Most London Underground riders probably never heard of linear asset management, though they might be glad it exists, if it gets them to their destinations with fewer delays in the future.
The London Underground public rapid transit system has deployed linear asset management software from IBM to improve the efficiency of its track maintenance.
The approach could result in fewer delays and increased safety for the commuter rail system, said James Foley, director of asset management and engineering for London Underground support contractor Enterprise AMS, speaking Wednesday at the IBM InterConnect conference in Las Vegas.
Many organizations keep tabs on costly physical assets such as vehicle fleets by using asset management applications. Fewer organizations know of a subset of this practice called linear asset management, though they might benefit from the software, Foley said.
Linear assets differ from standard assets, or discrete assets, in that they are physical things that stretch over a considerable length, and change in notable ways over the course of that length. Think oil pipelines, telecommunication conduits, highways.
Railroad tracks are linear assets. A railroad line needs to be maintained to a very high standard throughout, though its components may vary over the distance, such as the quality of the roadbed, the speed limits for the trains, and the heaviness of the rails.
Such information is vital to maintaining a system as busy as the London Underground, which has 402 kilometers (250 miles) of track and is used by over 1.2 billion riders a year. Linear asset management provides all the details about the state of the track precisely at the location where the work needs to be done.

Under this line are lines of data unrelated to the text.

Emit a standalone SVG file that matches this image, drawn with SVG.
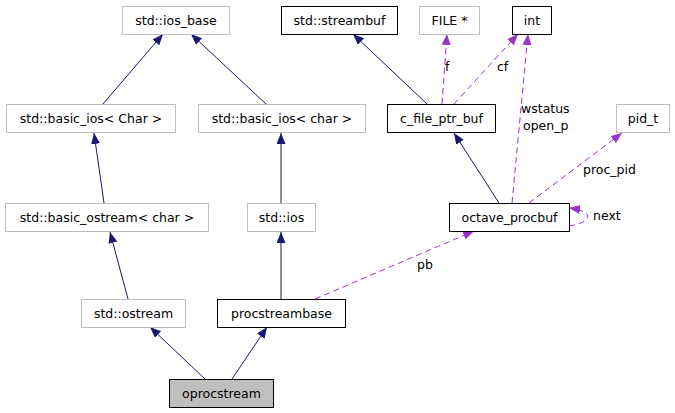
<svg xmlns="http://www.w3.org/2000/svg" width="675" height="413" viewBox="0 0 675 413">
<style>
text{font-family:"DejaVu Sans","Liberation Sans",sans-serif;font-size:12.5px;fill:#000}
.n text{text-anchor:middle}
.u{fill:#fff;stroke:#bfbfbf;stroke-width:1}
.d{fill:#fff;stroke:#000;stroke-width:1}
.c{fill:#bfbfbf;stroke:#000;stroke-width:1}
.inh{stroke:#191970;stroke-width:1;fill:none;marker-end:url(#an)}
.use{stroke:#9a32cd;stroke-width:1;fill:none;stroke-dasharray:6,4;marker-end:url(#ap)}
</style>
<defs>
<marker id="an" markerUnits="userSpaceOnUse" markerWidth="12" markerHeight="10" refX="11" refY="4.5" orient="auto"><path d="M0,0 L11,4.5 L0,9 z" fill="#191970"/></marker>
<marker id="ap" markerUnits="userSpaceOnUse" markerWidth="12" markerHeight="10" refX="11" refY="4.5" orient="auto"><path d="M0,0 L11,4.5 L0,9 z" fill="#9a32cd"/></marker>
</defs>
<rect width="675" height="413" fill="#fff"/>
<g id="edges">
<line class="inh" x1="103" y1="104" x2="163" y2="34"/>
<line class="inh" x1="266" y1="104" x2="191" y2="34"/>
<line class="inh" x1="104" y1="203" x2="94" y2="133"/>
<line class="inh" x1="281" y1="203" x2="281" y2="133"/>
<line class="inh" x1="128" y1="299" x2="110" y2="232"/>
<line class="inh" x1="281" y1="299" x2="281" y2="232"/>
<line class="inh" x1="205" y1="379" x2="150" y2="327"/>
<line class="inh" x1="232" y1="379" x2="267" y2="327"/>
<line class="inh" x1="427" y1="104" x2="353" y2="34"/>
<line class="inh" x1="499" y1="203" x2="454" y2="133"/>
<line class="use" x1="442" y1="104" x2="447" y2="34"/>
<line class="use" x1="454" y1="104" x2="518" y2="34"/>
<line class="use" x1="512" y1="203" x2="528" y2="34"/>
<line class="use" x1="529" y1="203" x2="622" y2="133"/>
<line class="use" x1="315" y1="299" x2="474" y2="231"/>
<path class="use" d="M569,226 C590,223 598,212 569,208"/>
<text x="445" y="71">f</text>
<text x="497" y="71">cf</text>
<text x="521" y="113">wstatus</text>
<text x="523" y="130">open_p</text>
<text x="583" y="174">proc_pid</text>
<text x="593" y="220">next</text>
<text x="417" y="269">pb</text>
</g>
<g id="n_ios_base" class="n"><rect class="u" x="122.5" y="6.5" width="107" height="28"/><text x="176" y="24.5">std::ios_base</text></g>
<g id="n_streambuf" class="n"><rect class="d" x="281.5" y="6.5" width="116" height="28"/><text x="339.5" y="24.5">std::streambuf</text></g>
<g id="n_file" class="n"><rect class="u" x="419.5" y="6.5" width="60" height="28"/><text x="449.5" y="24.5">FILE *</text></g>
<g id="n_int" class="n"><rect class="d" x="512.5" y="6.5" width="39" height="28"/><text x="532" y="24.5">int</text></g>
<g id="n_basic_ios_Char" class="n"><rect class="u" x="6.5" y="104.5" width="169" height="28"/><text x="91" y="122.5">std::basic_ios&lt; Char &gt;</text></g>
<g id="n_basic_ios_char" class="n"><rect class="u" x="198.5" y="104.5" width="167" height="28"/><text x="282" y="122.5">std::basic_ios&lt; char &gt;</text></g>
<g id="n_c_file_ptr_buf" class="n"><rect class="d" x="387.5" y="104.5" width="108" height="28"/><text x="441.5" y="122.5">c_file_ptr_buf</text></g>
<g id="n_pid_t" class="n"><rect class="u" x="616.5" y="104.5" width="53" height="28"/><text x="643" y="122.5">pid_t</text></g>
<g id="n_basic_ostream" class="n"><rect class="u" x="5.5" y="203.5" width="203" height="28"/><text x="107" y="221.5">std::basic_ostream&lt; char &gt;</text></g>
<g id="n_ios" class="n"><rect class="u" x="247.5" y="203.5" width="68" height="28"/><text x="281.5" y="221.5">std::ios</text></g>
<g id="n_octave_procbuf" class="n"><rect class="d" x="449.5" y="203.5" width="120" height="28"/><text x="509.5" y="221.5">octave_procbuf</text></g>
<g id="n_ostream" class="n"><rect class="u" x="81.5" y="299.5" width="104" height="28"/><text x="133.5" y="317.5">std::ostream</text></g>
<g id="n_procstreambase" class="n"><rect class="d" x="217.5" y="299.5" width="128" height="28"/><text x="281.5" y="317.5">procstreambase</text></g>
<g id="n_oprocstream" class="n"><rect class="c" x="169.5" y="379.5" width="104" height="28"/><text x="221.5" y="397.5">oprocstream</text></g>
</svg>
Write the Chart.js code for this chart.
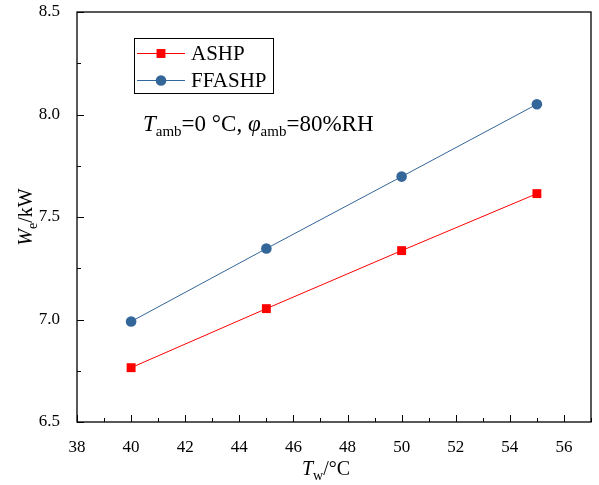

For the London Underground, track maintenance is typically confined to a four-hour window late at night when trains don’t run. The linear asset management software can provide the crew with all the specific data about a location beforehand, so they don’t waste time on site inspections to determine what materials and tools would be needed to complete the job.
In one case, a problem was found at a track location at 5 a.m.—just before the morning rush hour. A crew was dispatched to the scene, but didn’t have up-to-date information, and so waited for hours for the needed materials to arrive. As a result, the line wasn’t reopened until 2 p.m., angering many commuters.
Foley noted that the London Underground has historically gotten a fair amount of criticism for a number of injuries and delays caused by insufficient data—much of that data was tied to linear systems.
An update of the IBM Maximo software used to track linear assets aims to correct this problem, he said.
The London Underground has used Maximo for linear asset management since 2004, though the user interface in the early editions was so cumbersome that information wasn’t consistently entered, leaving asset data hopelessly out of date.
Compliance has been improving with the recent update, Foley said. The software now has a graphical interface making it much easier to enter data.
Enterprise AMS also developed a mobile app to enter information trackside, rather than entering the information back at the office later, which increased the probability that the records wouldn’t be updated at all, Foley said.
Before the mobile app, workers taking meter readings of the signals updated the corresponding records only a few dozen times a month. With the mobile app in use, the updates climbed to over 300 a month, Foley said.
“If you capture that information up front, you save time later on,” Foley said.
London Underground has also implemented a policy that requires asset information to be updated before a work order can be closed out, which all but ensures it will get done.
Foley did not provide any specific metrics showing fewer delays, but if fewer news reports about London Underground problems surface in the years to come, it may mean linear asset management is doing its job.